ENERJİ ÜRETİMİ İÇİN SUYUN GEREKLİLİĞİ
Kuraklık birçok alanı olduğu gibi enerji üretimini de tehdit ediyor. Çünkü su sadece HES’ler için değil, tüm enerji üretim kaynakları için gerekli. Uluslararası Enerji Ajansı’nın verilerine göre, enerji üretim tesisleri her yıl 340 milyar metreküpün üzerinde su kullanıyor ve ortalama 50 milyar metreküp su tüketebiliyor. Kısacası su ve su buharı tüm enerji üretim kaynakları için çok önemli bir konumda. Kuraklığın artmasıyla birlikte tüm bu enerji üretim kaynaklarını zor bir süreç bekliyor. Kuraklık sadece elektrik üretimini değil, tüketimini de etkiliyor. Örneğin, yağış azaldığında çiftçiler tarlalarını kendi imkânlarıyla sulamak zorunda kalıyor. Bu da ekstra bir elektrik tüketimi anlamına geliyor. Sıcaklıklar arttıkça tüketicinin serinlemek için daha fazla klima çalıştırması, soğutma sistemlerini daha fazla kullanması da elektrik kullanımını artıran bir başka etken.
DOĞALGAZ BAZLI ÜRETİM YÜZDE 263 ARTTI
Türkiye’de geçtiğimiz yıl elektrik enerjisi üretimi kurulu gücünün yüzde 32’si HES’lerdeyken geçtiğimiz yıl toplam üretilen elektriğin yüzde 26’sı bu santrallerde üretilmişti. 2021’in güncel verilerine göre ise elektrik üretim kurulu gücünün yüzde 35’i su kaynaklı üretime dayalı santrallerde. Başlı başına bu veri, kuraklığın elektrik üretiminin üzerindeki etkisinin ne denli büyük olabileceğini gösteriyor. 2020 yılının Nisan ayında toplam elektrik ihtiyacının yarısı su kaynaklı santrallerden karşılanırken bu yılın nisan ayında HES’lerden üretilen elektrik enerjisinin miktarında yüzde 12’lik bir düşüş oldu. Aynı dönem için geçtiğimiz yıldan bu yıla elektrik üretiminin yüzde 30 artmasıyla birlikte su kaynaklı üretimin toplam elektrik talebindeki payı yüzde 30’lara geriledi. HES’lerden üretilemeyen elektrik için ise en cazip alternatif olan doğalgaz kaynaklı santraller devreye alındı. Böylece yabancı kaynaklı ve döviz cinsi maliyeti olan doğalgazdan elektrik üretimi yüzde 263 artış gösterdi.

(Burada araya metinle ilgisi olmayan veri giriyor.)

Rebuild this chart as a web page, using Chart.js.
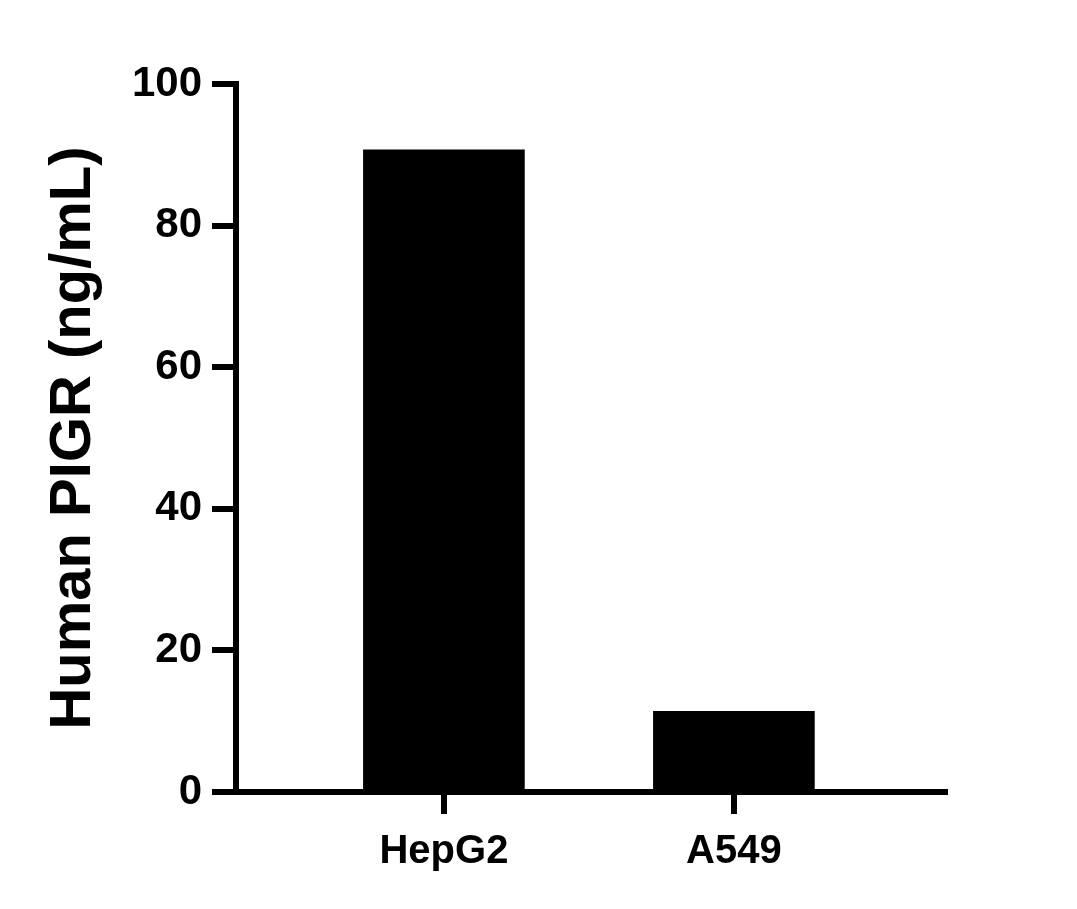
<!DOCTYPE html>
<html>
<head>
<meta charset="utf-8">
<script src="https://cdn.jsdelivr.net/npm/chart.js@4"></script>
<style>
  html, body { margin: 0; padding: 0; background: #fff; }
  #wrap { width: 1077px; height: 909px; }
</style>
</head>
<body>
<div id="wrap"><canvas id="pigrChart" width="1077" height="909"></canvas></div>
<script>
// values
const cellLines = ['HepG2', 'A549'];
const pigrValues = [90.7, 11.4];
const yTicks = [0, 20, 40, 60, 80, 100];

const FONT = '"Liberation Sans", Arial, Helvetica, sans-serif';

const ctx = document.getElementById('pigrChart').getContext('2d');

const pigrChart = new Chart(ctx, {
    type: 'bar',
    data: {
        datasets: [{
            label: 'Human PIGR',
            data: cellLines.map((name, i) => ({ x: i, y: pigrValues[i] })),
            backgroundColor: '#000',
            borderWidth: 0,
            barThickness: 161
        }]
    },
    options: {
        responsive: false,
        animation: false,
        layout: { padding: { top: 84, right: 132, left: 0, bottom: 0 } },
        plugins: {
            legend: { display: false },
            tooltip: { enabled: false }
        },
        scales: {
            x: {
                type: 'linear',
                offset: false,
                min: -0.717,
                max: 1.728,
                afterFit: (scale) => { scale.height = 117; },
                afterBuildTicks: (scale) => {
                    scale.ticks = cellLines.map((_, i) => ({ value: i }));
                },
                grid: {
                    offset: false,
                    drawOnChartArea: false,
                    drawTicks: true,
                    tickLength: 22,
                    lineWidth: 6,
                    color: '#000'
                },
                border: { display: true, width: 6, color: '#000' },
                ticks: {
                    padding: 14,
                    color: '#000',
                    font: { family: FONT, size: 40, weight: 'bold' },
                    callback: (v) => cellLines[v] ?? ''
                }
            },
            y: {
                min: 0,
                max: 100,
                afterFit: (scale) => { scale.width = 236; },
                afterBuildTicks: (scale) => {
                    scale.ticks = yTicks.map(v => ({ value: v }));
                },
                grid: {
                    drawOnChartArea: false,
                    drawTicks: true,
                    tickLength: 24,
                    lineWidth: 6,
                    color: '#000'
                },
                border: { display: true, width: 6, color: '#000' },
                ticks: {
                    padding: 10,
                    color: '#000',
                    font: { family: FONT, size: 42, weight: 'bold' }
                },
                title: {
                    display: true,
                    text: 'Human PIGR (ng/mL)',
                    color: '#000',
                    font: { family: FONT, size: 58, weight: 'bold', lineHeight: 1 },
                    padding: { top: 45, bottom: 0 }
                }
            }
        }
    }
});
</script>
</body>
</html>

FİYATLARDA ARTIŞ BEKLENTİSİ
Güneş, jeotermal ve biyokütle gibi yenilenebilir kaynaklı santrallerden üretilen elektrik enerjisinin hatırı sayılır bir şekilde yükselmesi sevindirici bir gelişme olsa da bu kaynakları kullanarak tüm elektrik ihtiyacının karşılanması kısa vadede mümkün değil. Ancak yine de 2021 yılında tüm diğer yenilenebilir kaynaklardan üretilen elektrik enerjisinin payının daha da artması bekleniyor. Bunların yanı sıra HES’lerden enerji üretimi azalırken güneş enerjisi santrallerinden (GES) elektrik üretiminin artması söz konusu. HES’ten azalan enerji üretimine karşı bir başka yönelim ise doğalgazdan üretilen enerji. Ancak geçtiğimiz yıllarda yaşanan dengesizlik, özellikle de küçük ve orta büyüklükteki doğalgaz santrallerinin kapanmasına neden oldu. Mevcut doğalgaz kaynaklı santraller ise görece büyük ve elektrik üretim maliyeti daha yüksek. Ayrıca doğalgaza olan talebin artması, sanayide ve farklı amaçlarla da kullanılan gazın fiyatının artmasına ve yine elektrik fiyatlarının yükselmesine neden olabilir.